Jo Bonney, who directed LaBute’s Fat Pig at the Geffen, finds a way to make the characters accessible by casting the ethereal Rabe as the heroine. With an affected Bryn Mawr accent and an unstable demeanor, Rabe digs into Julie’s loneliness, rebelliousness, and lack of direction. Feeding off the knowledge of her mother’s insanity, Rabe tries to understand Julie’s haunted mind. Marshall-Green is at his smarmy best as the rapscallion valet. Rawly sexual and opportunistic, he is cruelly perfect as Julie’s foe. With saucer eyes that see and judge everything, Heisler’s Kristine is the play’s moralistic center, hypercritical yet hypocritical.

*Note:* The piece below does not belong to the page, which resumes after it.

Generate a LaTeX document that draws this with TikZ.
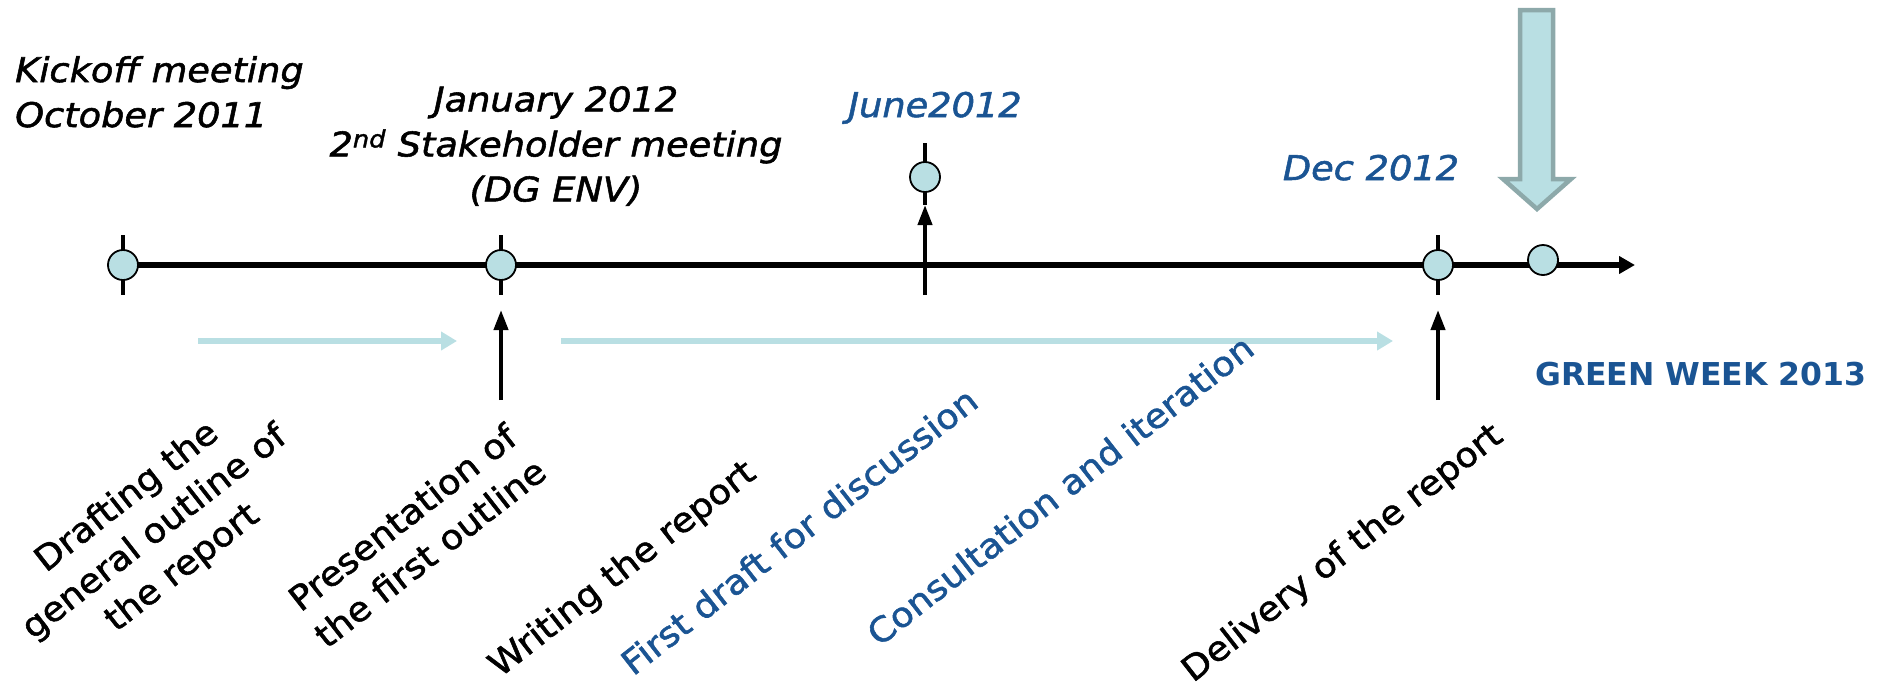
\documentclass[tikz,border=0pt]{standalone}
\usepackage{fontspec}
\setmainfont{DejaVu Sans}
\newfontfamily\comic[FakeStretch=1.08,FakeBold=1.6,ItalicFont={DejaVu Sans Oblique}]{DejaVu Sans}
\usetikzlibrary{arrows.meta}
\definecolor{dotfill}{HTML}{B9DFE3}
\definecolor{labblue}{HTML}{1A5493}
\definecolor{bigedge}{HTML}{8DA9AA}
\begin{document}
\begin{tikzpicture}[x=1pt,y=-1pt,
  dot/.style={circle,draw=black,line width=1.8pt,fill=dotfill,minimum size=30pt,inner sep=0pt},
  tickline/.style={line width=4.5pt},
  axisline/.style={line width=5.5pt,-{Triangle[length=16pt,width=17pt]}},
  uparrow/.style={line width=4pt,-{Triangle[length=20pt,width=14pt]}},
  flow/.style={draw=dotfill,line width=5.5pt,-{Triangle[length=16pt,width=18pt]}},
  toplab/.style={font=\comic\itshape\fontsize{34}{45}\selectfont,inner sep=0pt},
  rotlab/.style={font=\comic\fontsize{34}{45}\selectfont,inner sep=0pt,rotate=38,align=center},
]
\useasboundingbox (0,0) rectangle (1878,686);

% big arrow
\draw[draw=bigedge,fill=dotfill,line width=4.5pt,line join=miter]
  (1520,10) -- (1553,10) -- (1553,179) -- (1571,179) -- (1537,209) -- (1503,179) -- (1520,179) -- cycle;

% axis and ticks
\coordinate (axS) at (123,265);
\coordinate (axE) at (1635,265);
\draw[axisline] (axS) -- (axE);
\coordinate (t1a) at (123,235); \coordinate (t1b) at (123,295);
\coordinate (t2a) at (501,235); \coordinate (t2b) at (501,295);
\coordinate (t3a) at (1438,235); \coordinate (t3b) at (1438,295);
\draw[tickline] (t1a) -- (t1b);
\draw[tickline] (t2a) -- (t2b);
\draw[tickline] (t3a) -- (t3b);

% June marker
\coordinate (jTop) at (925,143);
\coordinate (jTip) at (925,205);
\coordinate (jBot) at (925,295);
\draw[tickline] (jTop) -- (jTip);
\draw[uparrow] (jBot) -- (jTip);

% circles
\node[dot] (c1) at (123,265) {};
\node[dot] (c2) at (501,265) {};
\node[dot] (cj) at (925,177) {};
\node[dot] (cd) at (1438,265) {};
\node[dot] (cg) at (1543,260) {};

% up arrows below axis
\coordinate (p2b) at (501,400); \coordinate (p2t) at (501,310);
\coordinate (p3b) at (1438,400); \coordinate (p3t) at (1438,310);
\draw[uparrow] (p2b) -- (p2t);
\draw[uparrow] (p3b) -- (p3t);

% light blue flow arrows
\coordinate (f1s) at (198,341); \coordinate (f1e) at (457,341);
\coordinate (f2s) at (561,341); \coordinate (f2e) at (1393,341);
\draw[flow] (f1s) -- (f1e);
\draw[flow] (f2s) -- (f2e);

% top labels
\node[toplab,anchor=north west,align=left] (kick) at (15,56) {Kickoff meeting\\October 2011};
\node[toplab,anchor=north,align=center] (jan) at (556,86) {January 2012\\2\textsuperscript{nd} Stakeholder meeting\\(DG ENV)};
\node[toplab,text=labblue,anchor=base] (june) at (935,117) {June2012};
\node[toplab,text=labblue,anchor=base] (dec) at (1371,180) {Dec 2012};
\node[font=\bfseries\fontsize{31.5}{36}\selectfont,text=labblue,anchor=base west,inner sep=0pt] (gw) at (1535,385) {GREEN WEEK 2013};

% rotated labels
\node[rotlab] (draft) at (155,533) {Drafting the\\general outline of\\the report};
\node[rotlab] (pres) at (416,535) {Presentation of\\the first outline};
\node[rotlab] (write) at (623,570) {Writing the report};
\node[rotlab,text=labblue] (first) at (799,531) {First draft for discussion};
\node[rotlab,text=labblue] (cons) at (1060,490) {Consultation and iteration};
\node[rotlab] (deliv) at (1343,554) {Delivery of the report};
\end{tikzpicture}
\end{document}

Reminiscent of the ’50s housewife who knows her husband is a cad, this woman’s drive to maintain the status quo overwhelms her desire to seek justice.

The set, constructed by Myung Hee Cho, is striking: a grey-walled kitchen offset by porcelain-white brick, pots, and china.

This production of Miss Julie is an achievement of a wise director and cast who don’t allow an ugly adaptation to pollute their portrayals. Though there is putridity to the play’s surroundings, a troupe of game players step it up to keep the audience intrigued.